## Begin
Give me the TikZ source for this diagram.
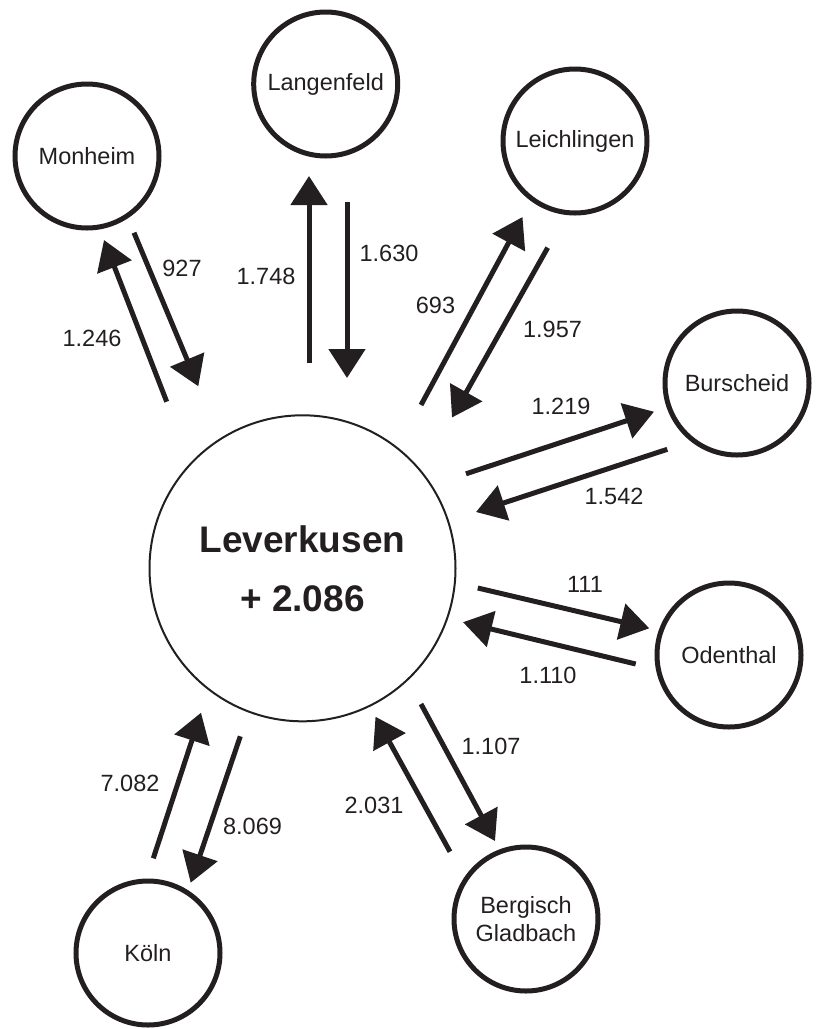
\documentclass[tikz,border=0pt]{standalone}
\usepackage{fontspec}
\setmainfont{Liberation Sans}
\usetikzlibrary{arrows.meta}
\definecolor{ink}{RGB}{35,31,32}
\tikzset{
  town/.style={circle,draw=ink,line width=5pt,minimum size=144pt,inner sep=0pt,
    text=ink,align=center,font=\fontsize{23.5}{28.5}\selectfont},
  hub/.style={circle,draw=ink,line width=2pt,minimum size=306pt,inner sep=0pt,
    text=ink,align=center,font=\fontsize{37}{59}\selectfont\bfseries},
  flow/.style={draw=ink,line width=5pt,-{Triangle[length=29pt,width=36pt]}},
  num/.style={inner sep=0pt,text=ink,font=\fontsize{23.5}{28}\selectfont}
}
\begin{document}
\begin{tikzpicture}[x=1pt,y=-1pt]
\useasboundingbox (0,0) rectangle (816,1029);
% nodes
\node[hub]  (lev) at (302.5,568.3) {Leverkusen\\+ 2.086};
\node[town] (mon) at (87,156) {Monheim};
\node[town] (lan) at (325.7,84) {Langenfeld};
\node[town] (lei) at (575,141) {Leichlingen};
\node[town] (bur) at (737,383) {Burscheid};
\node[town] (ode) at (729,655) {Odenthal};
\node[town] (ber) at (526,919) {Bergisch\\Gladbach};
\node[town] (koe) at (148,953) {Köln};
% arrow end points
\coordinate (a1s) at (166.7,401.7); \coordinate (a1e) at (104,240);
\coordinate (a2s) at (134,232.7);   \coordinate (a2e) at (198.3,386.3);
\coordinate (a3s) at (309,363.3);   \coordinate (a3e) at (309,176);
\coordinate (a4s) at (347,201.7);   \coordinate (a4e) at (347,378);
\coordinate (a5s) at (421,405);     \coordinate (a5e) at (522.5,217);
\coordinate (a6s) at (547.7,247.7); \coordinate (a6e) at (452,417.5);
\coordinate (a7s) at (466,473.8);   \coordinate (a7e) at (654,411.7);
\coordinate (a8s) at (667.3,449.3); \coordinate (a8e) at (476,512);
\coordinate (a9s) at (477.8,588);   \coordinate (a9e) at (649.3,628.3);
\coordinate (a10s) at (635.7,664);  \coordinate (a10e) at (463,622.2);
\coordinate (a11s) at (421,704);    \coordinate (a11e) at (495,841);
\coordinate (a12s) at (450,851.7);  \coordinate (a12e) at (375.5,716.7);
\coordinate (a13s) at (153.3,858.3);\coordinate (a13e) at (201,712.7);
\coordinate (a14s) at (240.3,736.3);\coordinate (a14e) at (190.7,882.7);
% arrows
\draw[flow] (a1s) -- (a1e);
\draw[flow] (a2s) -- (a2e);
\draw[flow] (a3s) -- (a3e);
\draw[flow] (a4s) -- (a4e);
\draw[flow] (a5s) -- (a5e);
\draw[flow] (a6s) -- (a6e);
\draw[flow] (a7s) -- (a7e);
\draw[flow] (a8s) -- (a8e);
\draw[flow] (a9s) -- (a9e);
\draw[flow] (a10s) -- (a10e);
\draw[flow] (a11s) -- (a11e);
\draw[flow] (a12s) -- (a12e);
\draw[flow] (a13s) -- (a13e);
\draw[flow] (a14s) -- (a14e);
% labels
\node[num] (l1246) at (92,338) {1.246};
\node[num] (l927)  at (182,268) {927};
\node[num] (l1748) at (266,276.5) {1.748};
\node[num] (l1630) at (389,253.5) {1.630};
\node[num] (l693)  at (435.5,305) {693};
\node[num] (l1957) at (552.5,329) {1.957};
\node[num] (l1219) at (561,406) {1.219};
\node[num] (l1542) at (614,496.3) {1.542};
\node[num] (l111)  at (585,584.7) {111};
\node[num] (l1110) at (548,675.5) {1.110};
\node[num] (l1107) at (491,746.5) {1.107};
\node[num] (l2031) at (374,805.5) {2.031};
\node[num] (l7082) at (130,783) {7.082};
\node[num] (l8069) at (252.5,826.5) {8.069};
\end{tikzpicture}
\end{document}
## End
## Begin
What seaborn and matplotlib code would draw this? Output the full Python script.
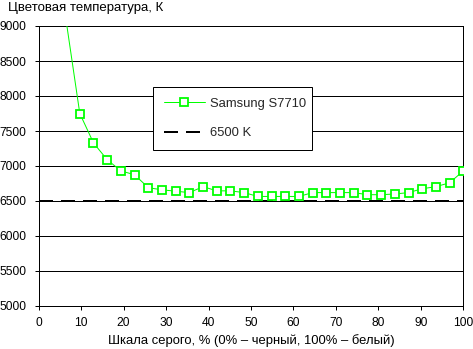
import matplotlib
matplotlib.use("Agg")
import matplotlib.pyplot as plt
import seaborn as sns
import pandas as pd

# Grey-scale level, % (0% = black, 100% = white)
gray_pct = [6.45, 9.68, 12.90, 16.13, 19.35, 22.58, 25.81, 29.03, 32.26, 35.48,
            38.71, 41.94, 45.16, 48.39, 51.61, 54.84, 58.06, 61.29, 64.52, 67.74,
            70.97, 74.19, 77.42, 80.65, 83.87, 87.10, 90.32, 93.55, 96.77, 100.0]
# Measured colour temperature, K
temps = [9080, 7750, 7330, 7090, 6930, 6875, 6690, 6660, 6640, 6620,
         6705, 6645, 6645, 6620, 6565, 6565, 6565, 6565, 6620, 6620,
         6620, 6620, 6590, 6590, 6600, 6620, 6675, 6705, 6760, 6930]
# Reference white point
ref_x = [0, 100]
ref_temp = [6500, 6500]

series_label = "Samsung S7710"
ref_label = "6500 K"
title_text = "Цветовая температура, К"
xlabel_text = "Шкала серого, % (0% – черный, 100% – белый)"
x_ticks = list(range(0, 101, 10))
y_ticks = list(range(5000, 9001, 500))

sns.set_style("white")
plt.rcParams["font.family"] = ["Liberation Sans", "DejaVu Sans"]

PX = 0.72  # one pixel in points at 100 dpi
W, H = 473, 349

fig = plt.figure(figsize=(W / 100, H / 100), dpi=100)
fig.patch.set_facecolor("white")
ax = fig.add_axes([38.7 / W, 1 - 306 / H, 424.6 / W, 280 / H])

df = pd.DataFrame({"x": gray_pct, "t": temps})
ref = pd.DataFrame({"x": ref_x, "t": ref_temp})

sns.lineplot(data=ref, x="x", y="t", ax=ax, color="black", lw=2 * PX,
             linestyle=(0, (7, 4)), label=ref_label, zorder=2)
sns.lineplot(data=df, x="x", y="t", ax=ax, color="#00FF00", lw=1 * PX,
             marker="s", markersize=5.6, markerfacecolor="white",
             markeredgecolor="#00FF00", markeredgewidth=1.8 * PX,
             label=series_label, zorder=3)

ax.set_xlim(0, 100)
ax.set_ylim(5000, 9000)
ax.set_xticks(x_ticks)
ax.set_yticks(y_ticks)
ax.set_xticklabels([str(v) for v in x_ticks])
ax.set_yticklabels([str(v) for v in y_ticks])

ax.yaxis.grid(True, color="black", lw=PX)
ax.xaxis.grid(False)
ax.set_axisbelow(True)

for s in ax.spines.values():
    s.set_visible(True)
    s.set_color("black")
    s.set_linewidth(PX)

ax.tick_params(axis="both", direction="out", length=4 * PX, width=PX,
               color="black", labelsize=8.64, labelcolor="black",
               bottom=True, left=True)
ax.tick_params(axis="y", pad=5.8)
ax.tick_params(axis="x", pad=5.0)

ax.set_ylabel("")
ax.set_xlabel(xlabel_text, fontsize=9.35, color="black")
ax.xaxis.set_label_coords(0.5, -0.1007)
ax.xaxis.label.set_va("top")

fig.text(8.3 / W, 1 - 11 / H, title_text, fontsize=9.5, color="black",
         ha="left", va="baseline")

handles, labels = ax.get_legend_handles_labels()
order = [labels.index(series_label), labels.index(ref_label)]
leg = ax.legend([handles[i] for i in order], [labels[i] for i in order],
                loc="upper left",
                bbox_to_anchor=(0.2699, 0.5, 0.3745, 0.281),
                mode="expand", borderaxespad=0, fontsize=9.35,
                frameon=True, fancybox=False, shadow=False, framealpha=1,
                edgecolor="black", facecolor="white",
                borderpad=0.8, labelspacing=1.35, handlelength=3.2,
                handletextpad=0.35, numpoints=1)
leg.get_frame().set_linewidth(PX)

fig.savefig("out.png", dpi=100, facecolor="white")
## End
## Begin
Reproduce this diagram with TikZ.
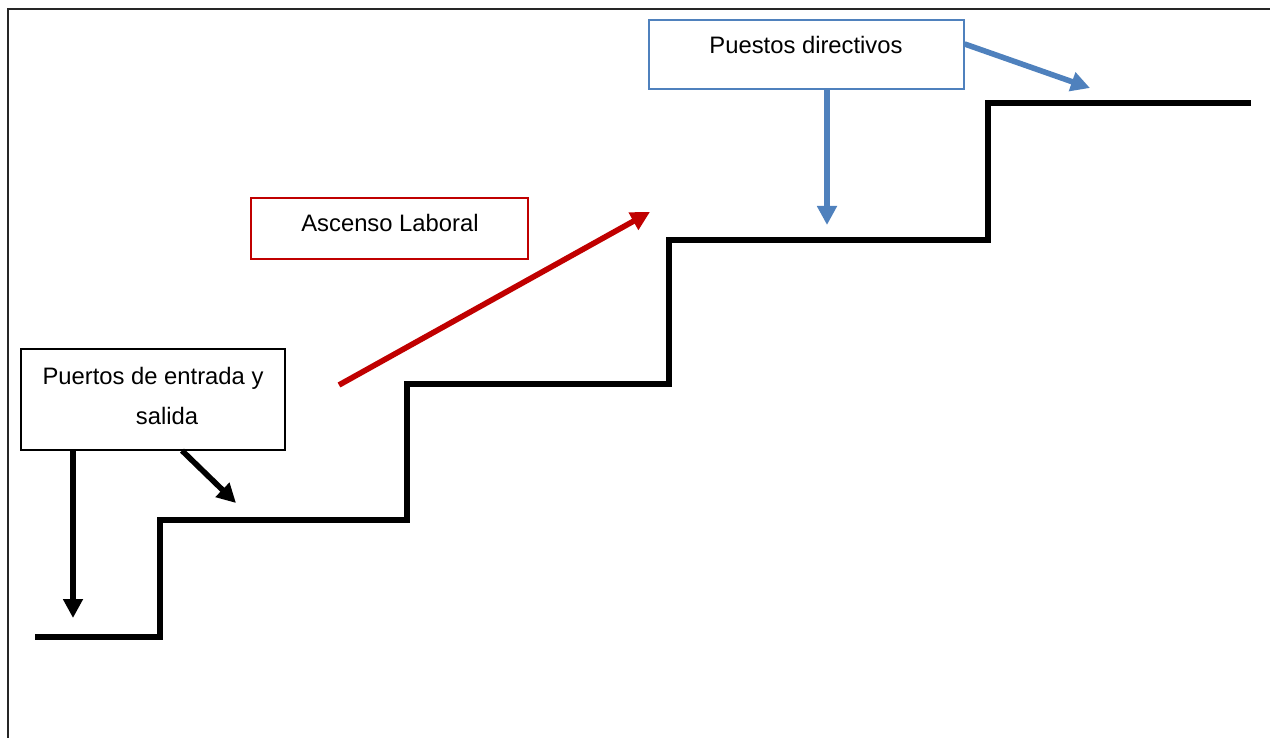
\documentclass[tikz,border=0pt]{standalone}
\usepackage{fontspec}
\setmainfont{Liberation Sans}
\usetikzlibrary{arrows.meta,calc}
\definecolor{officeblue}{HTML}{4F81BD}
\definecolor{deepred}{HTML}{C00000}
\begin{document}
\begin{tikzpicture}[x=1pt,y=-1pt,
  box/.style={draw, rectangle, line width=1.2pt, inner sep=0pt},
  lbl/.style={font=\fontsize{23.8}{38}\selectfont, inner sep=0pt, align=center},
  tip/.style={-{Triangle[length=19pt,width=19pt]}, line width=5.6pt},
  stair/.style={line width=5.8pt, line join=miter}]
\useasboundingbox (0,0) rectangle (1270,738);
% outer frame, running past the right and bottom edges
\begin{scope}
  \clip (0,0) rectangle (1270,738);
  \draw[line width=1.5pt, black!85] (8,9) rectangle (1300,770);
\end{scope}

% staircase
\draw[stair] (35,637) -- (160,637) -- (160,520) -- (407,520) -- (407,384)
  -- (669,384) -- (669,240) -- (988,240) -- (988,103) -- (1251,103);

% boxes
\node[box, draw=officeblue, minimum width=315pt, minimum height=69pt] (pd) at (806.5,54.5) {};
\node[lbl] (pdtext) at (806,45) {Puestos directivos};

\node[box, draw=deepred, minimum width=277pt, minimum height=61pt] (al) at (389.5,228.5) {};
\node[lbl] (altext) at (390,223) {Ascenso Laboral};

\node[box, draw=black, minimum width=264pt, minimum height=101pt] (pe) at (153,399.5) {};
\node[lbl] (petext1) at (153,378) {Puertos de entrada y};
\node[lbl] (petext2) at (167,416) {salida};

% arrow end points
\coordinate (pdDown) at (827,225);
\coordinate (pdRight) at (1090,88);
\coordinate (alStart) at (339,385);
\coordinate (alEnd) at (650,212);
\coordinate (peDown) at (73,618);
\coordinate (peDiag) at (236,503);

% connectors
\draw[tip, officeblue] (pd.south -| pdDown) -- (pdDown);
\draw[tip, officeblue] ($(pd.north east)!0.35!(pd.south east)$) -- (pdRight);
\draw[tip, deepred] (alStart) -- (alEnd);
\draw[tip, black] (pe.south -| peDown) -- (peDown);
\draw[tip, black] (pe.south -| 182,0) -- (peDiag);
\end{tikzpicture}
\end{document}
## End
GIVEN EXERCISE:
Copy every line of the listing that includes the string "diagram".

TASK SOLUTION:
Give me the TikZ source for this diagram.
Reproduce this diagram with TikZ.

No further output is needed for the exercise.